Senate rejects finance reform legislation

The Student Association Senate quashed a bill intended to reform the SA funding process at its meeting Tuesday night.

The bill would have broken the allocation fund into four separate funds for graduate student groups, undergraduate student groups, special funds and the executive budget.

According to the legislation, 25 percent of the money would have been set aside for graduate groups and 25 percent would have been earmarked for undergraduate groups. The bill also permitted the Senate to allot at least 10 percent of the money to “special funds” and no more than 20 percent of the funds to the SA executive budget.
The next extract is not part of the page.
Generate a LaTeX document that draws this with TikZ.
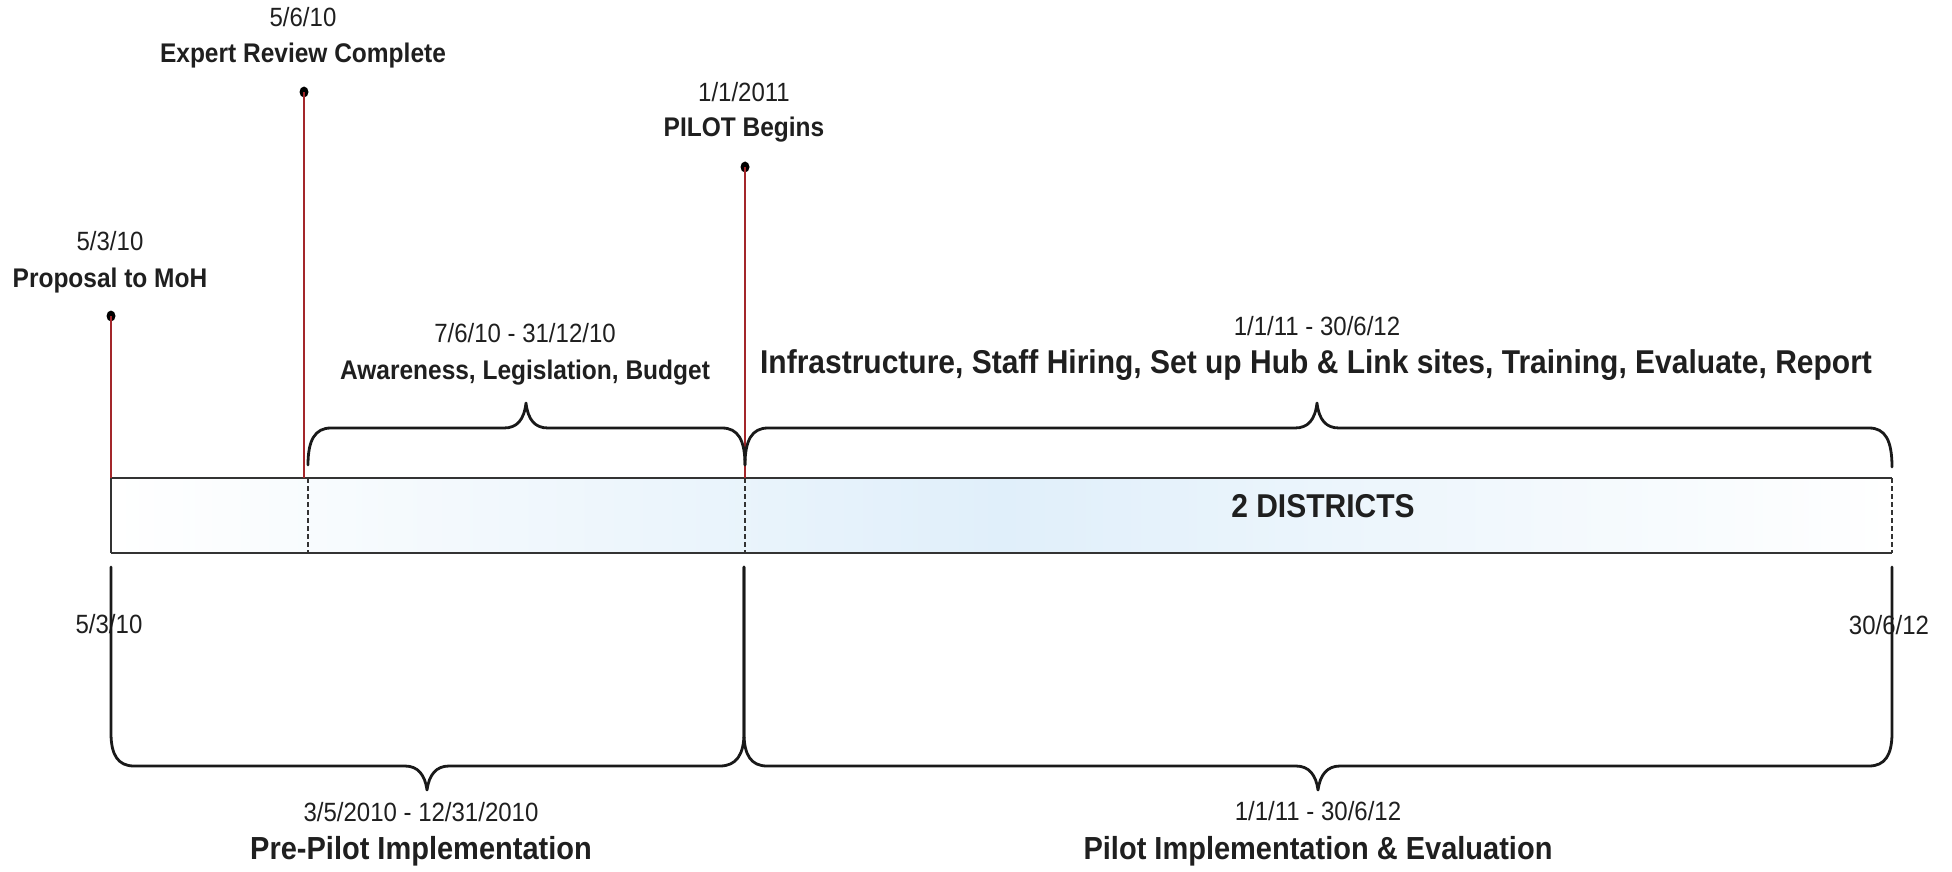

While many senators agreed the bill was backed with good intentions, some felt the legislation would not accomplish what it was intended to do.

Jeff Marootian, SA vice president for community affairs, who spoke on behalf of SA President Carrie Potter, who is out of town, said he and Potter disagree with the bill. He said Potter has no intention of signing it.

“In drafting the piece of legislation, they didn’t look at what the real problems were,” Marootian said. “As (undergraduate) Sen. Jared Hosid (CSAS) said in the meeting, we should trust the Finance Committee to do the job they were appointed to do.”

Graduate Sen. J.P. Blackford (SEAS), Finance Committee chair and a sponsor of the bill, said he feels the legislation would have benefited students.

“Many senators are saying this piece of legislation didn’t go far enough, but we didn’t create this bill as a miracle to fix all financial problems within the SA,” Blackford said. “Even if it doesn’t fix all of our problems, it’s a start.”

Undergraduate Sen. Caity Leu (ESIA), a sponsor of the bill, said she plans to introduce a new bill at the next meeting, which will include only the part of the legislation that limited the executive budget.

“For me, the crux of the bill was the 20 percent cap on the executive budget,” Leu said. “The operating cost of the executive is not that high, and they don’t need that much money. The majority of the money should go to student groups.”

Marootian said while he and Potter believe student groups should get more money, he does not feel that removing money from the executive budget will help students.

“We absolutely agree that student groups should get more money, but the executive budget needs the money,” Marootian said. “There are a lot of expenses the executive budget has that they didn’t take into account. It was really a ridiculous limit they wanted to set.”